WASHINGTON, D.C. — The percentage of Americans with living-wage jobs improved significantly from April to May, with “functional unemployment” dropping to its lowest level in months for all major demographic groups, according to the monthly True Rate of Unemployment (TRU) report by the Ludwig Institute for Shared Economic Prosperity (LISEP).
LISEP’s TRU, a measure of the “functionally unemployed” — defined as the jobless, plus those seeking, but unable to find, full-time employment paying above the poverty line after adjusting for inflation — dropped 0.7 percentage points for the month of May, improving to 22.4%. By contrast, the U.S. Bureau of Labor Statistics (BLS) reported an increase in the official jobless rate, from 3.4% to 3.7%. This is primarily due to the loss of low-wage part-time workers, counted as “employed” by the BLS — but classified as “functionally unemployed” by LISEP in previous monthly reports.

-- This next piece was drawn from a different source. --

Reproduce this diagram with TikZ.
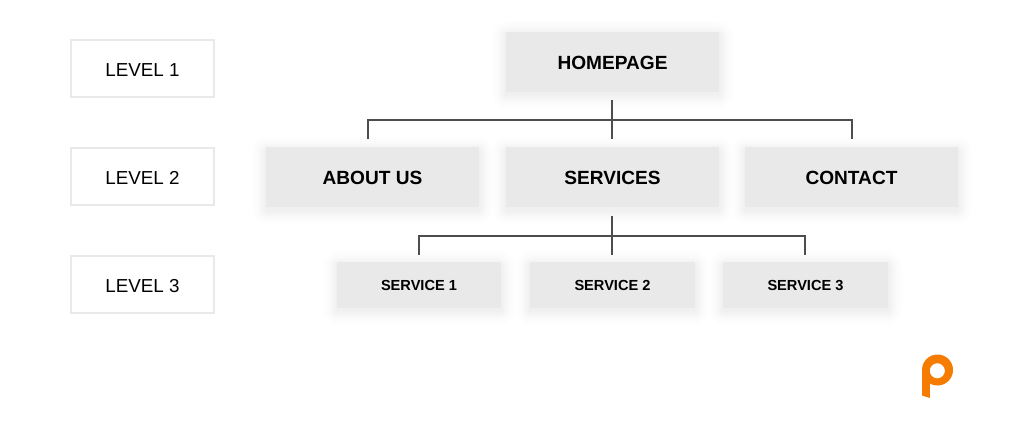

“This month is a perfect example of the shortcomings of government headline statistics in assessing the status of the economy,” said LISEP Chairman Gene Ludwig. "The loss of low-wage, part-time jobs should come as no surprise, and in fact, jobs incapable of lifting workers out of poverty should not even be considered employment for the purpose of setting economic policy.”
In addition to the improvement of the overall TRU by 0.7 percentage points (dropping from 23.1% to 22.4%), all major demographics posted improvement in their respective functional unemployment rates. Black workers saw a 0.5 percentage point improvement (24.5% to 24%), while the rate for Hispanic workers improved by 0.1 percentage points, from 26.2% to 26.1%. The TRU for White workers improved by 1.1 percentage points, from 22% to 20.9%, with the TRU for male workers improving by 0.9 percentage points (18.9% to 18%), and improved by 0.4 percentage points for women (27.9% to 27.5%).
According to LISEP, a cooling of inflation combined with wage gains for low-income earners helped increase the availability of living-wage jobs across all demographics.
“This month’s TRU report provides the basis for some real optimism, as we can now see gains across the board, with a stable workforce that is slowly moving toward living-wage employment,” Ludwig said. “That said, this optimism must be tempered with reality: there are key demographic groups that still have functional unemployment rates in excess of 25%. While progress is to be applauded, the key to shared prosperity is to sustain that progress. This should be top priority for policymakers.”